[EXERCISE BRIEF] Print exactly the lines from the first one down to the line that contains "Care', 'Utilities', 'Financials', 'Real Estate'];", both included, and skip the pictures.

-- Begin DATASET EXTRACT --

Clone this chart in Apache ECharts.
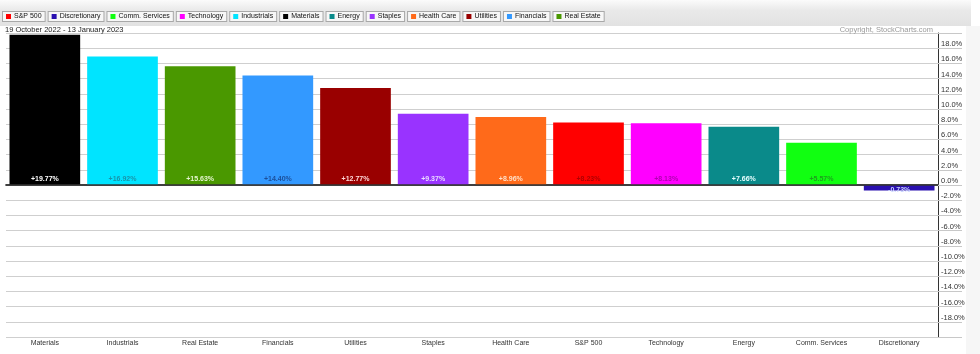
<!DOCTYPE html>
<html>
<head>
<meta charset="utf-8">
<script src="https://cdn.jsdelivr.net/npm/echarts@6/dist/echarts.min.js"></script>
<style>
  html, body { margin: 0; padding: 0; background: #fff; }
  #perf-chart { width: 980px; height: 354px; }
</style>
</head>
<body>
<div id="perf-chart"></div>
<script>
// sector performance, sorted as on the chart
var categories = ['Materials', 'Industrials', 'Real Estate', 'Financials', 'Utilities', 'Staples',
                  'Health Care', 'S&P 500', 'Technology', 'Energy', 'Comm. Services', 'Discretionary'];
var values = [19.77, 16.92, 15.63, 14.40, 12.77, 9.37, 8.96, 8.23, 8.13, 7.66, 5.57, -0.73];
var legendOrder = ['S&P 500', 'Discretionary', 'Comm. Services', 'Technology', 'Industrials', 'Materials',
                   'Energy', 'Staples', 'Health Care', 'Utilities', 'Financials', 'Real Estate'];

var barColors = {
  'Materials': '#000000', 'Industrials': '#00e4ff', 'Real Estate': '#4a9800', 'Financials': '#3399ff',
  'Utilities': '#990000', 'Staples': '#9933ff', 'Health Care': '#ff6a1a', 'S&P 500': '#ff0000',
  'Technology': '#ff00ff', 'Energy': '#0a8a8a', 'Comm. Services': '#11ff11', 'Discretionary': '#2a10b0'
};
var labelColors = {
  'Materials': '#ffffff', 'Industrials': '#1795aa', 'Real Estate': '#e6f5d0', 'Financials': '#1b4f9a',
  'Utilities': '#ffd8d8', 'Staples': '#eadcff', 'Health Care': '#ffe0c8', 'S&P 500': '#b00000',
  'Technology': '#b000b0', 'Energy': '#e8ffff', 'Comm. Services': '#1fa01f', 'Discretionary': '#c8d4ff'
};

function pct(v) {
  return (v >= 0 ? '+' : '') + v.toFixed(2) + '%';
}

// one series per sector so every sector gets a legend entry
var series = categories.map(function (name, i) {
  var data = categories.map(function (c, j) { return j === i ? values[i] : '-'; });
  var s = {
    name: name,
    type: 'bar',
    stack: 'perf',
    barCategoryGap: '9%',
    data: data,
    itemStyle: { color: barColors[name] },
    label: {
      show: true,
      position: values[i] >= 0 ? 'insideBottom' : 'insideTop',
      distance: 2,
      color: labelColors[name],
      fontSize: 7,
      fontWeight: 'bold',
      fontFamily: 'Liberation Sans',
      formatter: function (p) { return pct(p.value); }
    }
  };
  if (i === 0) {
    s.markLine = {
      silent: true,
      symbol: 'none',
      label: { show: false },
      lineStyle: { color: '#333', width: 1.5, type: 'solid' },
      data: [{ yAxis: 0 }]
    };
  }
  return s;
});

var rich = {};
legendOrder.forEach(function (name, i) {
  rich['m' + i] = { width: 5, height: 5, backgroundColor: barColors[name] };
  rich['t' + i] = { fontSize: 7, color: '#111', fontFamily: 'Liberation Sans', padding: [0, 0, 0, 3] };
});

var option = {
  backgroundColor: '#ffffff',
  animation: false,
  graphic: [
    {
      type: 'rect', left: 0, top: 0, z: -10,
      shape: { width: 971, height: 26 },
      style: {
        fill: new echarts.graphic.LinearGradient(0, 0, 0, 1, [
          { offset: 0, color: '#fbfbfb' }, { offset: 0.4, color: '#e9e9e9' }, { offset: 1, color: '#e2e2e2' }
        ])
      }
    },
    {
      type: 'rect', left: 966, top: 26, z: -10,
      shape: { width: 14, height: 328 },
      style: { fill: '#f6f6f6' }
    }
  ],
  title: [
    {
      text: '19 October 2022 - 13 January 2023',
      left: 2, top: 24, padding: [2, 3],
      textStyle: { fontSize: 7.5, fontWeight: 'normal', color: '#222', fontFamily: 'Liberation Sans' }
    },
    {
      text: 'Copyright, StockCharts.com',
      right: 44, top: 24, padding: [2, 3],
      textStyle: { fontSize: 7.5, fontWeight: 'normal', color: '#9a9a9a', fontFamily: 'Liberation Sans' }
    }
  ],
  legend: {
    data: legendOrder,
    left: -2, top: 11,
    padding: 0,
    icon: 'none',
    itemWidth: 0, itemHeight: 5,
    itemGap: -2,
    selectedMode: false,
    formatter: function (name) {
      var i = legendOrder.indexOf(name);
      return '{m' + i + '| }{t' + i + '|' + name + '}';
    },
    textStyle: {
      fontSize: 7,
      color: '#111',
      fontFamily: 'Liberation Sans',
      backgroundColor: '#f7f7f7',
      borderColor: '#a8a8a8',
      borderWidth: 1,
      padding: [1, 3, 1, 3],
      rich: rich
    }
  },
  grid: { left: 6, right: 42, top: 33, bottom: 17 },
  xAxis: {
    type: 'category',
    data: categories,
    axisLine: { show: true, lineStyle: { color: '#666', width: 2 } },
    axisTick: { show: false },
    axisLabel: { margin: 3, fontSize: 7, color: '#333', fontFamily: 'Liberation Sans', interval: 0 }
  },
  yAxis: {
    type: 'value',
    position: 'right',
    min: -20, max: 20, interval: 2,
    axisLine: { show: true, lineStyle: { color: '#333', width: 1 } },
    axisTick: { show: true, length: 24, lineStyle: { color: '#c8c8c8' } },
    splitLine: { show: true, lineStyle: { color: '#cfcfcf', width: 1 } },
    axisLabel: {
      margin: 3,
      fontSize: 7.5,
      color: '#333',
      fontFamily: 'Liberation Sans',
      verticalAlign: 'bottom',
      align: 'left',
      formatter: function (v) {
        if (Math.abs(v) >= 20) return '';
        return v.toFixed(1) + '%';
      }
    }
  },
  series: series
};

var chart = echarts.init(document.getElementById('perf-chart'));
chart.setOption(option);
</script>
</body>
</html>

-- End DATASET EXTRACT --

[THE RESPONSE]
Clone this chart in Apache ECharts.
<!DOCTYPE html>
<html>
<head>
<meta charset="utf-8">
<script src="https://cdn.jsdelivr.net/npm/echarts@6/dist/echarts.min.js"></script>
<style>
  html, body { margin: 0; padding: 0; background: #fff; }
  #perf-chart { width: 980px; height: 354px; }
</style>
</head>
<body>
<div id="perf-chart"></div>
<script>
// sector performance, sorted as on the chart
var categories = ['Materials', 'Industrials', 'Real Estate', 'Financials', 'Utilities', 'Staples',
                  'Health Care', 'S&P 500', 'Technology', 'Energy', 'Comm. Services', 'Discretionary'];
var values = [19.77, 16.92, 15.63, 14.40, 12.77, 9.37, 8.96, 8.23, 8.13, 7.66, 5.57, -0.73];
var legendOrder = ['S&P 500', 'Discretionary', 'Comm. Services', 'Technology', 'Industrials', 'Materials',
                   'Energy', 'Staples', 'Health Care', 'Utilities', 'Financials', 'Real Estate'];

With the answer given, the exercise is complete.